Энни не общалась с мужем после расставания. Она не интересовалась его жизнью, пока получала каждую неделю по 10 шиллингов. Внезапно в конце 1886 года деньги перестали приходить. Однажды потрепанного вида женщина появилась в пабе «Веселые виндзорские кумушки» и стала интересоваться Чэпменом. Она сказала, что прошла пешком двадцать миль из Лондона, остановилась в местной ночлежке и хотела узнать, что случилось с ее мужем, почему тот перестал присылать ей деньги. Женщина у дверей паба сообщила бродяжке, что мистер Чэпмен умер в Рождество. Он не оставил Энни ничего, кроме двух детей, которые не хотели иметь с ней ничего общего. Образованная дочь уехала во Францию, а сын жил в Виндзоре.
Энни некоторое время жила с мастером, изготавливающим сита. А когда и тот ее бросил, она стала одалживать небольшие суммы у брата. Ему в конце концов это надоело, и он перестал давать ей деньги. Энни не общалась с другими членами своей семьи. Когда у нее были силы, она подрабатывала вязанием и продажей цветов. Знакомые считали ее умной и предприимчивой по натуре, однако пристрастие к алкоголю погубило Энни Чэпмен. Она более не заботилась о том, чем заработать на жизнь.
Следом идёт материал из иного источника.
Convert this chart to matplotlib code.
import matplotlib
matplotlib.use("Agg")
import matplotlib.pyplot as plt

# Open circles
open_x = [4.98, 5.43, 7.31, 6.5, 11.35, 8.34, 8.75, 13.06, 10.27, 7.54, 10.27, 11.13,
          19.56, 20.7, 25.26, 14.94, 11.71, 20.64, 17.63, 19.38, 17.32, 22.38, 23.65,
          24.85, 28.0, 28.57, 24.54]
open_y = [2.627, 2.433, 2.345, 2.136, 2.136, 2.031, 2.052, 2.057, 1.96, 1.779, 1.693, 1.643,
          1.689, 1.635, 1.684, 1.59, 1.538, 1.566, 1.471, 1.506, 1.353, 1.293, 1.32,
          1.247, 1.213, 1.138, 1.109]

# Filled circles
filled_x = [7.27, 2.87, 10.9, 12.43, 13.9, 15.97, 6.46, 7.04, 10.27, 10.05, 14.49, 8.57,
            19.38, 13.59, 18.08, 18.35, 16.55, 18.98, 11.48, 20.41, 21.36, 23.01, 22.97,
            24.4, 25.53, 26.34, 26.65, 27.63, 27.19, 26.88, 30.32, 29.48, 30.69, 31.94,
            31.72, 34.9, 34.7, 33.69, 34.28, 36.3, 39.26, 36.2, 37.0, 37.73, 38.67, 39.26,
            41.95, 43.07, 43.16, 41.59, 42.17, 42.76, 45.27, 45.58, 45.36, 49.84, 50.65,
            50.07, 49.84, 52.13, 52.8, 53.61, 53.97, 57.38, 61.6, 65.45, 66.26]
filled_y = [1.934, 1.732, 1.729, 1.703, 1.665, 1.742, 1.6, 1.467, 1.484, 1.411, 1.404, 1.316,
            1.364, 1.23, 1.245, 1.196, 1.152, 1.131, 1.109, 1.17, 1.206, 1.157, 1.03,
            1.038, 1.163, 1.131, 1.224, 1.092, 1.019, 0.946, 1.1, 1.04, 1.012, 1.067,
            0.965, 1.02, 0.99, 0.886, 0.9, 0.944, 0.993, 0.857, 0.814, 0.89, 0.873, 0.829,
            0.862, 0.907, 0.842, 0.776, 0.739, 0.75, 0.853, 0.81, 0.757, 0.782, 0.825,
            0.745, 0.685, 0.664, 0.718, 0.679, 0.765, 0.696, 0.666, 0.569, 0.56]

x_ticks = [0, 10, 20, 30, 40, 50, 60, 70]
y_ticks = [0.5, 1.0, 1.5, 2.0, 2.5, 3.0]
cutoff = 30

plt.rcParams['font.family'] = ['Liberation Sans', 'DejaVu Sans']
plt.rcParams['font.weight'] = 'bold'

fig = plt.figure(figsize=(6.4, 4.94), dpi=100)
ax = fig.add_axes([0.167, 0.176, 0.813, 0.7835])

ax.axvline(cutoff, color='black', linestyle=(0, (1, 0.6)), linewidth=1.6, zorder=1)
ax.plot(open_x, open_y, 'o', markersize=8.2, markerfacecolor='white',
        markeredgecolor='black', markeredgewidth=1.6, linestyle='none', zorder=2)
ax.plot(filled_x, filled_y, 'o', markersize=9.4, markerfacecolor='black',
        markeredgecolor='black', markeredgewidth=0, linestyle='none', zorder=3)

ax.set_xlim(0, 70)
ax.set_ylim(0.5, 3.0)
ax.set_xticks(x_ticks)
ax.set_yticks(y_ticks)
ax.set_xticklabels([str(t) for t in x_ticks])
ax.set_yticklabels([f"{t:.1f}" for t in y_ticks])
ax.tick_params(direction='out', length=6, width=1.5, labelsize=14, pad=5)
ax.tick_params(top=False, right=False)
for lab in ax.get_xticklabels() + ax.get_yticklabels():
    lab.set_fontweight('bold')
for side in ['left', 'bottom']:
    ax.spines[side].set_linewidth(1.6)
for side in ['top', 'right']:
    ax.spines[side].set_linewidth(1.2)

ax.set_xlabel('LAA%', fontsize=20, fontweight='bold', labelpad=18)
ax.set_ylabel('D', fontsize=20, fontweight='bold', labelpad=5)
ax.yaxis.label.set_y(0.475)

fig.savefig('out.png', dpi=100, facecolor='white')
За четыре месяца до смерти Энни несколько раз попадала в лазарет. Она обитала в ночлежках, чаще всего в доме 35 по Дорсет-стрит, соединявшей Коммершиал-стрит и Криспин-стрит, как перекладина стремянки. В этом районе насчитывалось около пяти тысяч коек в разных ночлежках. Во время расследования убийства Энни Чэпмен газета «Таймс» писала: «Присяжные могли почувствовать, что цивилизация XIX века имеет и такие стороны, которыми невозможно гордиться». В мире Энни Чэпмен к бедным относились, «как к скоту». Обитатели Ист-Энда постоянно находились на «грани голода». Насилие процветало и еще более усиливалось нищетой, алкоголем и жестокостью.
За четыре дня до смерти Энни поссорилась с другой обитательницей ночлежки по имени Элиза Купер. Элиза набросилась на Энни на кухне, требуя вернуть тарелку супа, которую Энни у нее одолжила. Энни швырнула на стол полпенни и сказала, что та может сама сходить и купить себе суп. Женщины начали ругаться. Их ссора продолжилась и в ближайшем пабе. Энни дала Элизе пощечину, а Элиза вцепилась Энни в глаза.
Синяки на лице Энни сохранились и до субботнего утра 8 сентября, когда Джон Донован, распорядитель ночлежки на Дорсет-стрит, пришел требовать восемь пенни за постель у тех, кто собирается провести здесь еще одну ночь. Энни ответила: «У меня нет денег. Я больна, мне нужно в лазарет». Донован напомнил ей о правилах. Энни ответила, что уйдет и найдет деньги. Она умоляла не отдавать ее койку другому постояльцу. Донован впоследствии сообщил полиции, что Энни «находилась под воздействием спиртного», когда ночной смотритель вышвырнул ее из дома.